Телефон Жени не отвечал. Я зашла к начальникам объектов и поинтересовалась у них, где Кузумян – никто не располагал информацией. Я уже собиралась пойти и окончательно огорчить Жадова, но тут подумала о Наде. Она так сегодня и не подошла ко мне ни разу, что было очень странно.
— Надя, где Ку… — начала я, заглянув в бухгалтерию, и опешила.
Она сидела и рыдала. Слезы текли в том числе на документы, лежавшие на столе, но Наде, кажется, было плевать. Она вытирала лицо то насквозь мокрым платком, то прямо пальцами. Макияж давно поплыл и вообще уплыл с Надиного лица. В такой печали я её не видела никогда.
— Что случилось? Кто-то умер? – испуганно спросила я, подумав о Жене.
Она помотала головой и выдавила:
— Что? – громко воскликнула я.
Надя подняла голову и зло зыркнула на меня:
— Зайди и закрой дверь.
— Я не могу! У меня там телефон, ты чего?
— А я не могу идти в таком состоянии к тебе на ресепшен.
— Давай поговорим в обед!
— Нет! – в голосе Нади звучало отчаяние. – Нет! Мне надо поговорить! У меня жизнь кончена, а ты о телефоне беспокоишься?
Странно… я всегда думала, что новость о беременности — радостная новость.
Я сбегала к Жадову и сказала ему, что Кузумян пока не нашелся. Шеф затосковал, глядя в окно. От него я побежала снова в офис руководителей объектов, и взмолилась:
— Ребята, посидите за меня на телефоне полчасика! Умоляю. Вопрос жизни и смерти!
— А на свидание пойдешь со мной? – тут же нашёлся хитрый Елизаров.
Он был женат, но ему это не мешало все два года совместной работы пытаться вытащить меня на свидание.
— Ха-ха, очень смешно. – ответила я. – Посидишь, или нет?

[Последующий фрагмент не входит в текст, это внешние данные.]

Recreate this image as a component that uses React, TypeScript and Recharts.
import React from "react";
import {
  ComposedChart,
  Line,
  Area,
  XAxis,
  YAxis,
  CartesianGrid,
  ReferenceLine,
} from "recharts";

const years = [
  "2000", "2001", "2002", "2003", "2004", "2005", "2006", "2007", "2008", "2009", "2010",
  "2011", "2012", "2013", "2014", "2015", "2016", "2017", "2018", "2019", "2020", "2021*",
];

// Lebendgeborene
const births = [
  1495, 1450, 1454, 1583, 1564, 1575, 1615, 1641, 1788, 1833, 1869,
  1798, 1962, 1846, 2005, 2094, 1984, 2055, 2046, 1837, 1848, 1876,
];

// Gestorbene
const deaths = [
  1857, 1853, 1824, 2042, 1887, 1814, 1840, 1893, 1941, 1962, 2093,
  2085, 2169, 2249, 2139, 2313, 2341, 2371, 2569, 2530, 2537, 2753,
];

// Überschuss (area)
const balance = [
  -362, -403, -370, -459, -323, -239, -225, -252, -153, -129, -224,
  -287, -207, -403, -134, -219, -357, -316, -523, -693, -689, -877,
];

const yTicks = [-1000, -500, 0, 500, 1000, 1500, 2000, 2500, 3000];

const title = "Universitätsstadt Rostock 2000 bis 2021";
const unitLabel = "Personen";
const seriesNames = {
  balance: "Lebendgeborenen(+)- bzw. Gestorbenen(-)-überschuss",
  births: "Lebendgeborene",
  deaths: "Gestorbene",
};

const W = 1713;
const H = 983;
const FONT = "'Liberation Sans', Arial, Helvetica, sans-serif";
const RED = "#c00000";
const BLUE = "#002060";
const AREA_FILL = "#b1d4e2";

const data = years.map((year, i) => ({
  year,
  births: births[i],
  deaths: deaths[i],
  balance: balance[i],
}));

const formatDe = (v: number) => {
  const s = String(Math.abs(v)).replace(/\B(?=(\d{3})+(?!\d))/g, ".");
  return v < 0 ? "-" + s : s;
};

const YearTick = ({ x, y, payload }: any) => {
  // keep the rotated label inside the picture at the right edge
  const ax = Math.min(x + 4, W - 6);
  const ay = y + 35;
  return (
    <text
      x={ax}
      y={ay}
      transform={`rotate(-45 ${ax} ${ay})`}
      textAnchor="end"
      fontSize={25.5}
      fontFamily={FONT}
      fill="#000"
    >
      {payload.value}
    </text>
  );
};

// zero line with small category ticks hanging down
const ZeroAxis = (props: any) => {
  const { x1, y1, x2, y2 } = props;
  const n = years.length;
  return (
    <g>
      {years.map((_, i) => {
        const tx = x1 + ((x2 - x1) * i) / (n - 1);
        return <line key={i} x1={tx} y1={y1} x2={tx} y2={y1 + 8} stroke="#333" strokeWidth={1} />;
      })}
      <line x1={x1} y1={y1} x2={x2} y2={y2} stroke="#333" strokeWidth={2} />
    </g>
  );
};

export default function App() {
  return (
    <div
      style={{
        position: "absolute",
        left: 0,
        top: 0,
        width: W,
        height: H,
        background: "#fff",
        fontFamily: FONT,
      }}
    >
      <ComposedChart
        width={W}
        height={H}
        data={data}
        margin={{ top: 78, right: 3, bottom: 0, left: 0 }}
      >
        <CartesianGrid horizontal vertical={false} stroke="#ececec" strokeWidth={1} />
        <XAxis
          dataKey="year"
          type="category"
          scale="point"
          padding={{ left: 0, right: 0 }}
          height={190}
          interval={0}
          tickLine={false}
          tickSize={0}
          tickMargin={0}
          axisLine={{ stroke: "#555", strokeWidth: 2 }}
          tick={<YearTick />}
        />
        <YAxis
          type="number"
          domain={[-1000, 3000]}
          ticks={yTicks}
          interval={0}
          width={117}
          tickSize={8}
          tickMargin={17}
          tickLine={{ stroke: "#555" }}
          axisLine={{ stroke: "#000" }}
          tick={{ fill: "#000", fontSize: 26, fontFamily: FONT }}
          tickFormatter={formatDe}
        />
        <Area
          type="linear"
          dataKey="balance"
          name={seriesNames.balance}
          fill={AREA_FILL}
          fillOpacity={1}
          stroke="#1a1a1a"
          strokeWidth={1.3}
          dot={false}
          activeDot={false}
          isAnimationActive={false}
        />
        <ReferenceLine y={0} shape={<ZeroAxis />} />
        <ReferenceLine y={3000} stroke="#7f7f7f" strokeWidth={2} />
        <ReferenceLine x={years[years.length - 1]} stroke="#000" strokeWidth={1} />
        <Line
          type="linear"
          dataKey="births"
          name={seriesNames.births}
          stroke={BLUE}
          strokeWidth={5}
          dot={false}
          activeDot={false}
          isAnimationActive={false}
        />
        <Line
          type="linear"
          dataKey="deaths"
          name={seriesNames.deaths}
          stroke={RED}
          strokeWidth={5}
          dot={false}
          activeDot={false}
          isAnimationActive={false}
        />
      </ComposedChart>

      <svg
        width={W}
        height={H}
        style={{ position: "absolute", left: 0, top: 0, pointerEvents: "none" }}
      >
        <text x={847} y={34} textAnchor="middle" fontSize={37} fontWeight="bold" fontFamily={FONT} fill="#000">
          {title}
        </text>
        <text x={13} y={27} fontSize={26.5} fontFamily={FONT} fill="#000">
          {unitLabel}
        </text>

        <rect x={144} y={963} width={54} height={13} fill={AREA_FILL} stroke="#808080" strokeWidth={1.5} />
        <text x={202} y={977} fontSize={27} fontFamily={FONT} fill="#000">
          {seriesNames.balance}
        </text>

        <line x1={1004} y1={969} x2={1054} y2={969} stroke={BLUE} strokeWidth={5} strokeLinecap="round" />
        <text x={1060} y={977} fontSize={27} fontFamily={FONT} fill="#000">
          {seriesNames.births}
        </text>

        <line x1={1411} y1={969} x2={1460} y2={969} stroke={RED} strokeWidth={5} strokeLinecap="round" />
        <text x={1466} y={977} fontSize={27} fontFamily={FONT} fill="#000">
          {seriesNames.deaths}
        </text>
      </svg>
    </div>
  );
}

Посидеть на телефоне он согласился, но я знала, что тема со свиданием в ближайшие дни снова будет выдвигаться на повестку дня, будь она неладна.
Я вернулась в бухгалтерию, и Надя поведала мне свою печаль. Плакать она не переставала.

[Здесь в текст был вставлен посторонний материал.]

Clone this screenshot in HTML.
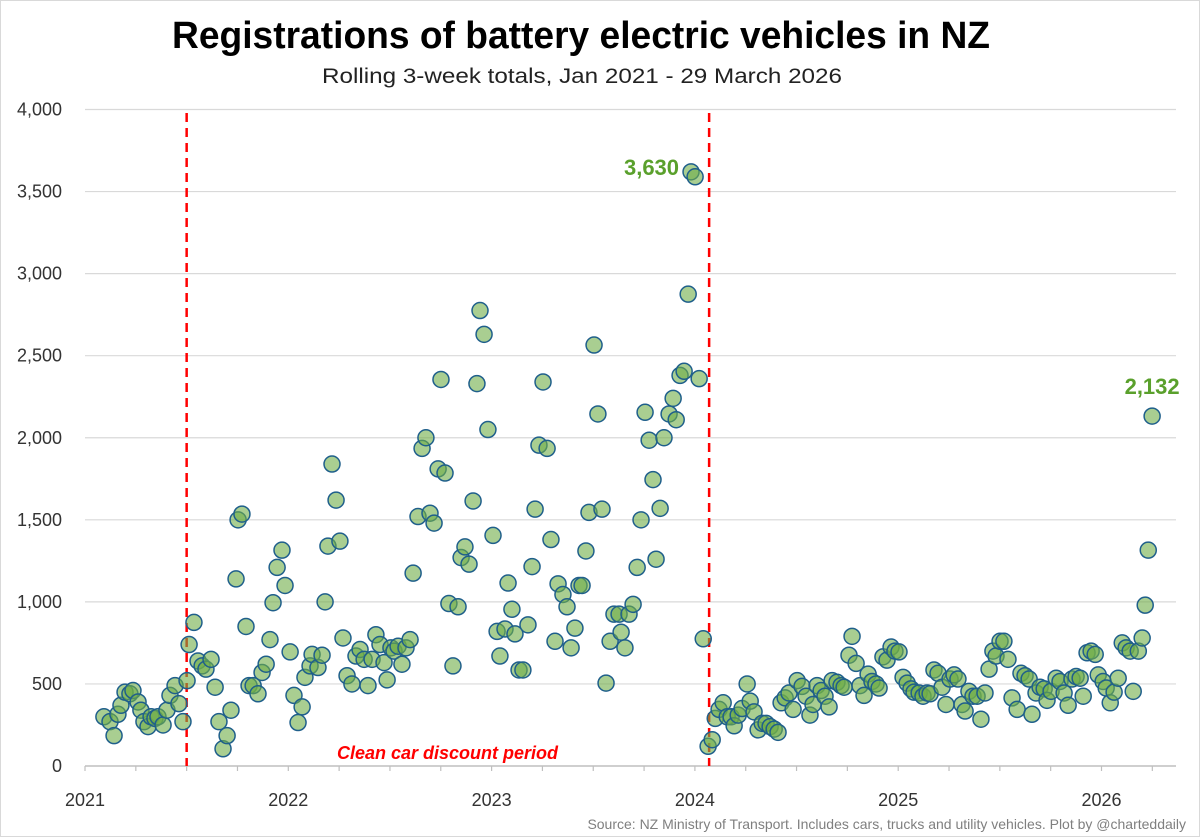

— У нас же всё так хорошо было. А тут задержка. Я сначала хотела убедиться. Ну… тест сделала, потом к врачу ещё сходила. Всё подтвердилось. Беременность, девять недель. Я сначала не знала, как к этому относиться – в планах же не было. Но потом подумала: я люблю, и любима. Мы оба свободны. Мне просто нужно скорее сказать Жене, и он будет счастлив. А он… он…
Надя по новой разрыдалась.
— Да ну чего он-то! Говори ты уже, не тяни! Мне ещё из-за тебя Елизарова теперь отшивать. Он всё мечтает со мной поужинать. Что Женя сказал?
— Он услышал, и его словно подменили. Он… будто окаменел. Я его обнимаю, вопросы задаю, а он сидит, как статуя. Я так испугалась. «Женя, что случилось?!» — спрашиваю. Не отвечает. Потом отстранился, ушел в ванную. Вышел через полчаса, наверное. Сказал… сказал…
Надя завыла опять. Я закатила глаза.
— Сейчас, Марин! Сейчас… — она выдохнула и закончила. – Сказал, что никогда не женится на мне. Ему жаль, но это исключено.
— Потому, что родители поди не позволят, да?
— Как ты узнала? – поразилась Надя.
— Ну… есть такие семьи. Чтут традиции. Браки заключаются только с людьми своей национальности. Кровь они не смешивают ни при каких обстоятельствах. Думаю, у Жени именно такая семья. Традиционная. Если он пойдет против них, его и прогнать могут.
Надя помолчала и сказала:
— Ты как будто была вчера там. С нами. В моей квартире. Ты всё знала! Почему? Почему ты молчала?!
— Тихо! Тихо! Что я должна была тебе сказать? Есть ведь и исключения!
— А мне вот… не повезло!
— Так он бросил тебя?
— Он сказал, что готов поддерживать меня и ребенка. Но фамилию ему свою не даст. И когда женится на подходящей девушке, то просто уйдет, и всё. Всё будет кончено.
— А! А пока не женился, готов жить с тобой?
— Я сказала, что меня это не устраивает. Сказала, что не может жениться – пусть проваливает. Он ушел. А я… кажется, словно я умру сейчас. Совсем умру, понимаешь?
— Понимаю я всё, Надь. Мне работать надо бежать. Давай после работы, да? В Джонджоли пойдем, сядем там в уголке, вина закажем, и обсудим.